Que leur diriez-vous pour plaider votre cause ?
D. N. : D’abord qu’il est toujours bénéfique d’essayer de comprendre comment les choses marchent. Ensuite, que sur un plan pratique, l’industrie pharmaceutique commence à employer nos modèles pour la mise au point de nouveaux médicaments. Nous avons par exemple travaillé avec CV Therapeutics, une entreprise américaine, pour tester une nouvelle classe d’antiarythmiques. C’est une molécule qui agit notamment sur le courant potassique, ce qui paraît un peu dangereux en raison du risque de QT long. Mais elle a un effet sur le courant sodique persistant, sans action sur le courant sodique au début du potentiel d’action ; il n’y a donc pas de diminution de vitesse de conduction.
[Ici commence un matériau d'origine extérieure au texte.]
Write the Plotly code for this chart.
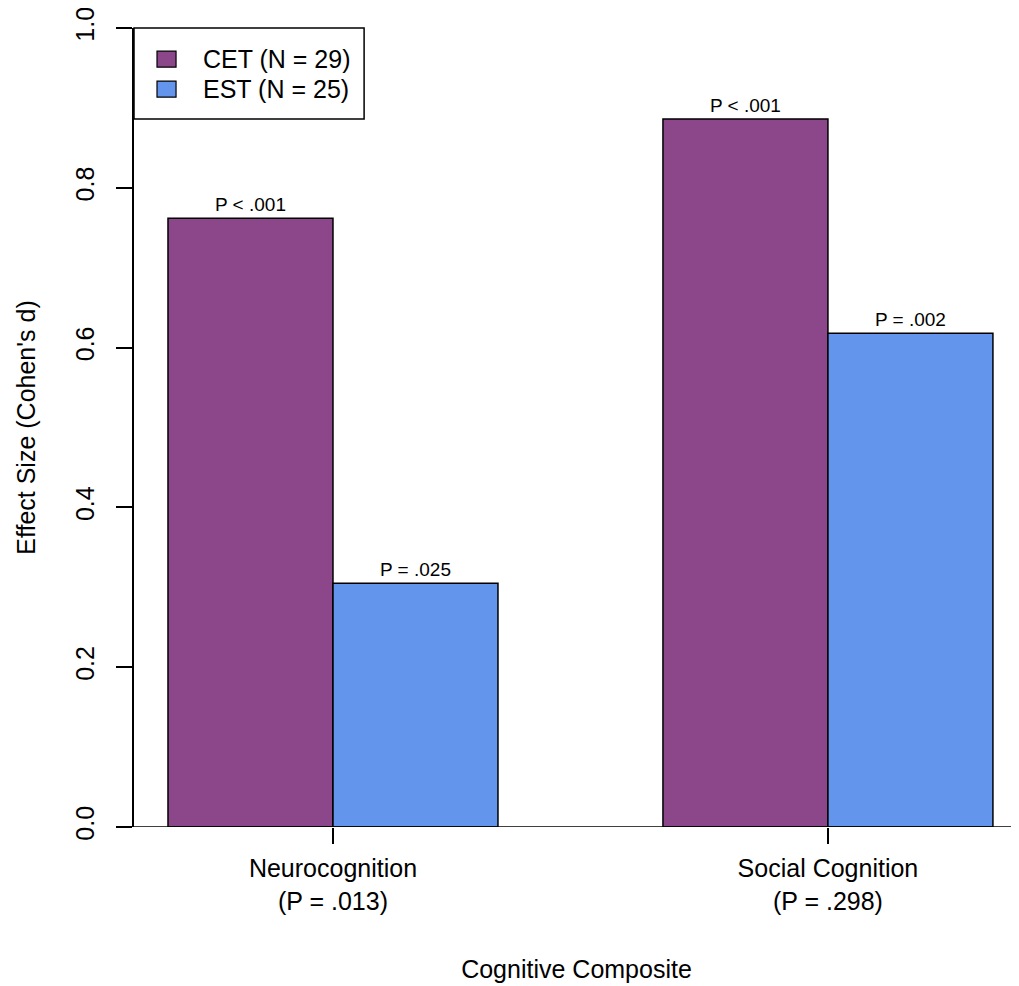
import plotly.graph_objects as go

categories = ["Neurocognition<br>(P = .013)", "Social Cognition<br>(P = .298)"]
cet_values = [0.762, 0.886]
est_values = [0.305, 0.618]
cet_pvals = ["P < .001", "P < .001"]
est_pvals = ["P = .025", "P = .002"]
series_names = ["CET (N = 29)", "EST (N = 25)"]
y_ticks = [0.0, 0.2, 0.4, 0.6, 0.8, 1.0]

CET_COLOR = "#8B4789"
EST_COLOR = "#6495ED"
FONT = "Liberation Sans, Arial, Helvetica, sans-serif"

fig = go.Figure()
for name, vals, ptxt, col in [(series_names[0], cet_values, cet_pvals, CET_COLOR),
                              (series_names[1], est_values, est_pvals, EST_COLOR)]:
    fig.add_trace(go.Bar(
        x=categories, y=vals, name=name, text=ptxt,
        textposition="outside", cliponaxis=False,
        textfont=dict(size=19, color="black", family=FONT),
        marker=dict(color=col, line=dict(color="black", width=1.5)),
        showlegend=False,
    ))

# Hand-drawn legend (box, swatches, labels) in the style of base R
legend_shapes = [dict(type="rect", xref="paper", yref="paper", x0=0, x1=0.26, y0=0.886, y1=1.0,
                      line=dict(color="black", width=1.5), fillcolor="white", layer="above")]
legend_annots = []
for i, (name, col) in enumerate(zip(series_names, [CET_COLOR, EST_COLOR])):
    ytop = 0.971 - i * 0.0375
    legend_shapes.append(dict(type="rect", xref="paper", yref="paper",
                              x0=0.026, x1=0.0475, y0=ytop - 0.020, y1=ytop,
                              line=dict(color="black", width=1.2), fillcolor=col, layer="above"))
    legend_annots.append(dict(xref="paper", yref="paper", x=0.0757, y=ytop - 0.0098,
                              xanchor="left", yanchor="middle", text=name, showarrow=False,
                              font=dict(size=25, family=FONT, color="black")))

fig.update_layout(
    width=1019, height=986,
    margin=dict(l=126, r=8, t=20, b=167, autoexpand=False),
    paper_bgcolor="white", plot_bgcolor="white",
    font=dict(family=FONT, size=25, color="black"),
    barmode="group", bargap=1/3, bargroupgap=0,
    showlegend=False,
    xaxis=dict(
        type="category", categoryorder="array", categoryarray=categories,
        range=[-0.402, 1.386], showgrid=False, zeroline=False, showline=False,
        ticks="outside", ticklen=16, tickwidth=1.5, tickcolor="black",
        ticklabelstandoff=3, automargin=False,
        title=dict(text="Cognitive Composite", standoff=46, font=dict(size=25)),
    ),
    yaxis=dict(
        range=[0, 1], tickvals=y_ticks, ticktext=[f"{v:.1f}" for v in y_ticks],
        showgrid=False, zeroline=False, showline=True, linecolor="black", linewidth=1.5,
        ticks="outside", ticklen=16, tickwidth=1.5, tickcolor="black",
        tickangle=-90, ticklabelstandoff=12, ticklabeloverflow="allow", automargin=False,
        title=dict(text="Effect Size (Cohen's d)", standoff=29, font=dict(size=25)),
    ),
    shapes=[dict(type="line", xref="paper", yref="y", x0=-16/885, x1=1, y0=0, y1=0,
                 line=dict(color="black", width=1.5), layer="above")] + legend_shapes,
    annotations=legend_annots,
)

fig.write_html("out.html")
Nous avons montré avec notre modèle que ce traitement, le ranolazine (inhibiteur de l’oxydation partielle des acides gras), pouvait être très efficace dans des conditions d’ischémie en diminuant la surcharge en sodium arythmogène qui peut survenir dans ces circonstances. Ce médicament a depuis été approuvé par la FDA.
Propos recueillis par G. LAMBERT.
* Ces deux chercheurs ont obtenu le prix Nobel de physiologie en 1963 pour leurs travaux sur les canaux ioniques dans la conduction nerveuse.